+++ DATASET EXTRACT

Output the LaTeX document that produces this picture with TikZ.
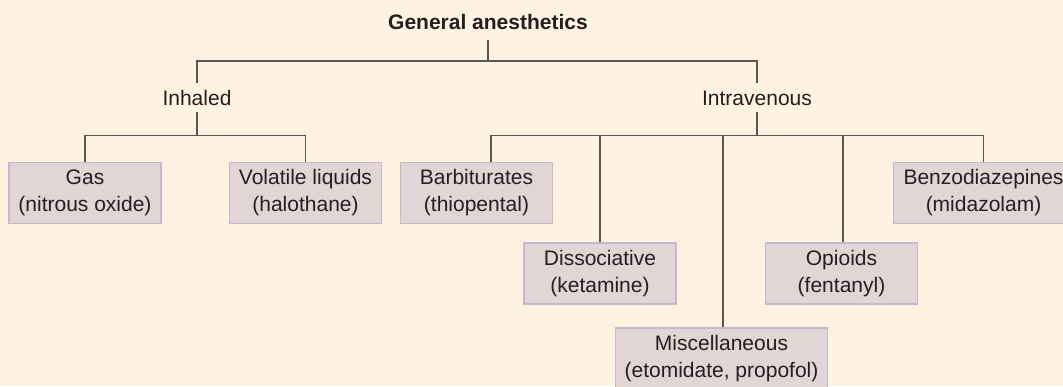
\documentclass[tikz,border=0pt]{standalone}
\usepackage{fontspec}
\setmainfont{Liberation Sans}
\definecolor{bgc}{RGB}{255,242,225}
\definecolor{boxfill}{RGB}{225,213,214}
\definecolor{boxline}{RGB}{199,182,211}
\definecolor{linec}{RGB}{90,85,82}
\definecolor{textc}{RGB}{35,31,32}
\begin{document}
\begin{tikzpicture}[x=1pt,y=-1pt,
  every node/.style={text=textc},
  titlelabel/.style={font=\bfseries\fontsize{21}{24}\selectfont, inner sep=0pt, text height=22pt, text depth=10pt},
  grouplabel/.style={font=\fontsize{21}{24}\selectfont, inner sep=0pt, text height=22pt, text depth=6pt},
  drugbox/.style={draw=boxline, fill=boxfill, line width=1.3pt, minimum width=152pt, minimum height=61pt, inner sep=0pt, align=center, font=\fontsize{21}{27}\selectfont},
  conn/.style={draw=linec, line width=1.5pt}]
\fill[bgc] (0,0) rectangle (1063,386);
\clip (0,0) rectangle (1063,386);
\node[titlelabel] (t) at (488,23.3) {General anesthetics};
\node[grouplabel] (inh) at (197,97.3) {Inhaled};
\node[grouplabel] (iv) at (757,97.3) {Intravenous};
\node[drugbox] (gas) at (85,193) {Gas\\(nitrous oxide)};
\node[drugbox] (vol) at (305.5,193) {Volatile liquids\\(halothane)};
\node[drugbox] (barb) at (476.5,193) {Barbiturates\\(thiopental)};
\node[drugbox, minimum width=180pt] (benzo) at (983.5,193) {Benzodiazepines\\(midazolam)};
\node[drugbox] (dis) at (600,273.5) {Dissociative\\(ketamine)};
\node[drugbox] (opi) at (841.5,273.5) {Opioids\\(fentanyl)};
\node[drugbox, minimum width=212pt] (misc) at (721.5,358.5) {Miscellaneous\\(etomidate, propofol)};
\draw[conn] (t.south) -- (t.south |- 0,61);
\draw[conn] (inh.north) |- (t.south |- 0,61) -| (iv.north);
\draw[conn] (inh.south) -- (inh.south |- 0,135.5);
\draw[conn] (gas.north) |- (inh.south |- 0,135.5) -| (vol.north);
\draw[conn] (iv.south) -- (iv.south |- 0,135.5);
\draw[conn] ([xshift=14.5pt]barb.north) |- (iv.south |- 0,135.5) -| (benzo.north);
\draw[conn] (dis.north) -- (dis.north |- 0,135.5);
\draw[conn] ([xshift=1.5pt]misc.north) -- ([xshift=1.5pt]misc.north |- 0,135.5);
\draw[conn] ([xshift=1.5pt]opi.north) -- ([xshift=1.5pt]opi.north |- 0,135.5);
\end{tikzpicture}
\end{document}
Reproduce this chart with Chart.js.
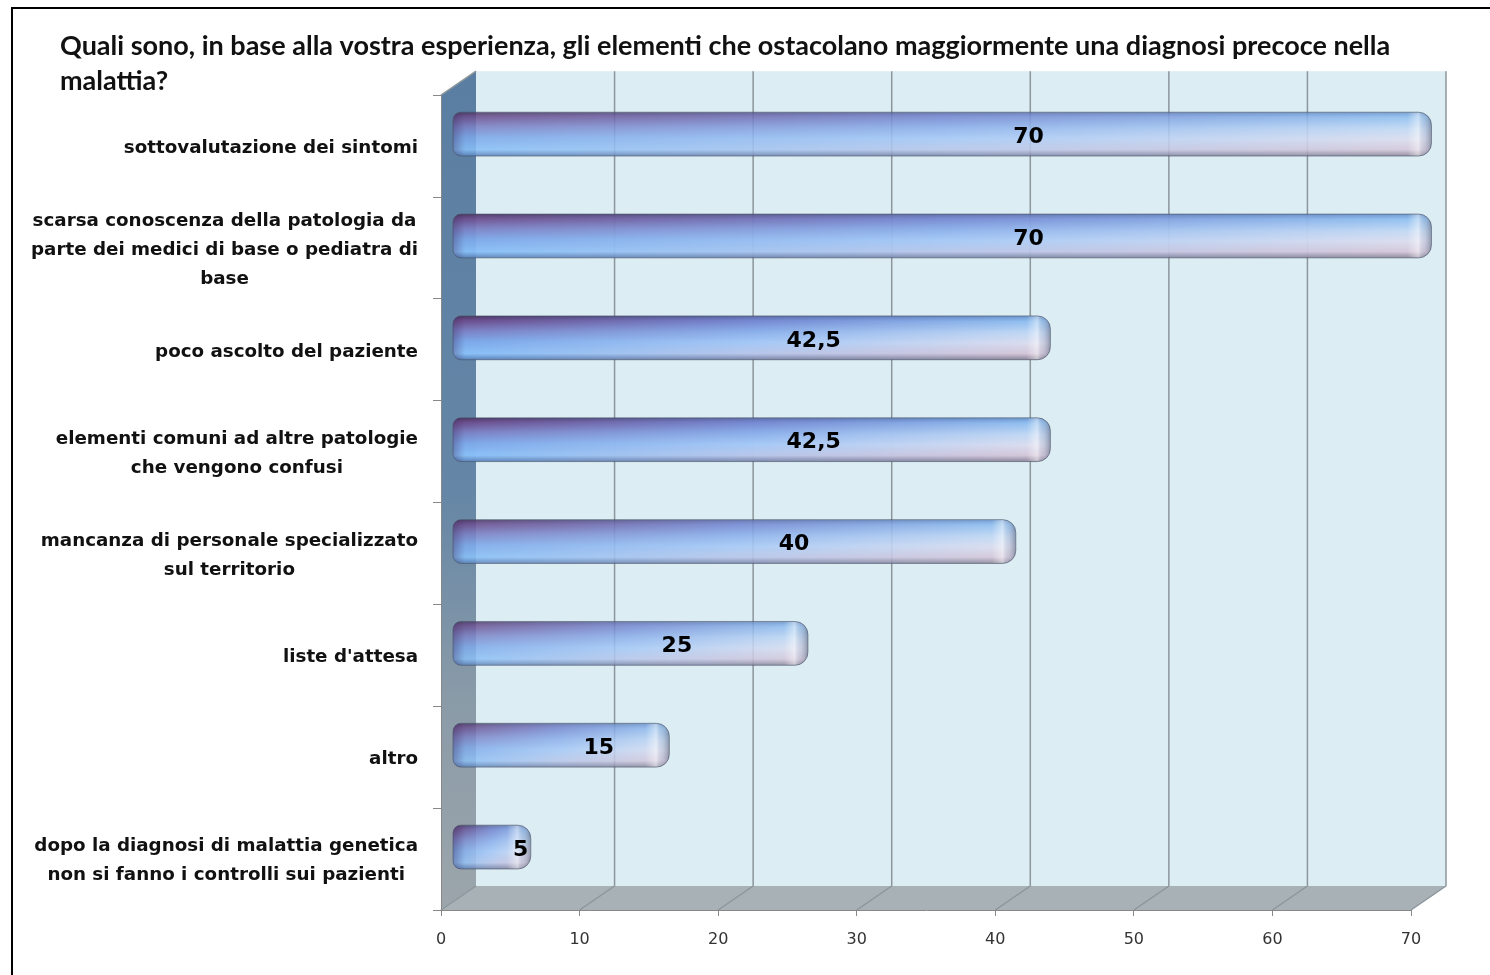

++++++

= STATED PROBLEM =
Write out all the entries word for word, but skip any images.

= EXPECTED ANSWER =
Output the LaTeX document that produces this picture with TikZ.
\documentclass[tikz,border=0pt]{standalone}
\usepackage{fontspec}
\setmainfont{Liberation Sans}
\definecolor{bgc}{RGB}{255,242,225}
\definecolor{boxfill}{RGB}{225,213,214}
\definecolor{boxline}{RGB}{199,182,211}
\definecolor{linec}{RGB}{90,85,82}
\definecolor{textc}{RGB}{35,31,32}
\begin{document}
\begin{tikzpicture}[x=1pt,y=-1pt,
  every node/.style={text=textc},
  titlelabel/.style={font=\bfseries\fontsize{21}{24}\selectfont, inner sep=0pt, text height=22pt, text depth=10pt},
  grouplabel/.style={font=\fontsize{21}{24}\selectfont, inner sep=0pt, text height=22pt, text depth=6pt},
  drugbox/.style={draw=boxline, fill=boxfill, line width=1.3pt, minimum width=152pt, minimum height=61pt, inner sep=0pt, align=center, font=\fontsize{21}{27}\selectfont},
  conn/.style={draw=linec, line width=1.5pt}]
\fill[bgc] (0,0) rectangle (1063,386);
\clip (0,0) rectangle (1063,386);
\node[titlelabel] (t) at (488,23.3) {General anesthetics};
\node[grouplabel] (inh) at (197,97.3) {Inhaled};
\node[grouplabel] (iv) at (757,97.3) {Intravenous};
\node[drugbox] (gas) at (85,193) {Gas\\(nitrous oxide)};
\node[drugbox] (vol) at (305.5,193) {Volatile liquids\\(halothane)};
\node[drugbox] (barb) at (476.5,193) {Barbiturates\\(thiopental)};
\node[drugbox, minimum width=180pt] (benzo) at (983.5,193) {Benzodiazepines\\(midazolam)};
\node[drugbox] (dis) at (600,273.5) {Dissociative\\(ketamine)};
\node[drugbox] (opi) at (841.5,273.5) {Opioids\\(fentanyl)};
\node[drugbox, minimum width=212pt] (misc) at (721.5,358.5) {Miscellaneous\\(etomidate, propofol)};
\draw[conn] (t.south) -- (t.south |- 0,61);
\draw[conn] (inh.north) |- (t.south |- 0,61) -| (iv.north);
\draw[conn] (inh.south) -- (inh.south |- 0,135.5);
\draw[conn] (gas.north) |- (inh.south |- 0,135.5) -| (vol.north);
\draw[conn] (iv.south) -- (iv.south |- 0,135.5);
\draw[conn] ([xshift=14.5pt]barb.north) |- (iv.south |- 0,135.5) -| (benzo.north);
\draw[conn] (dis.north) -- (dis.north |- 0,135.5);
\draw[conn] ([xshift=1.5pt]misc.north) -- ([xshift=1.5pt]misc.north |- 0,135.5);
\draw[conn] ([xshift=1.5pt]opi.north) -- ([xshift=1.5pt]opi.north |- 0,135.5);
\end{tikzpicture}
\end{document}
Reproduce this chart with Chart.js.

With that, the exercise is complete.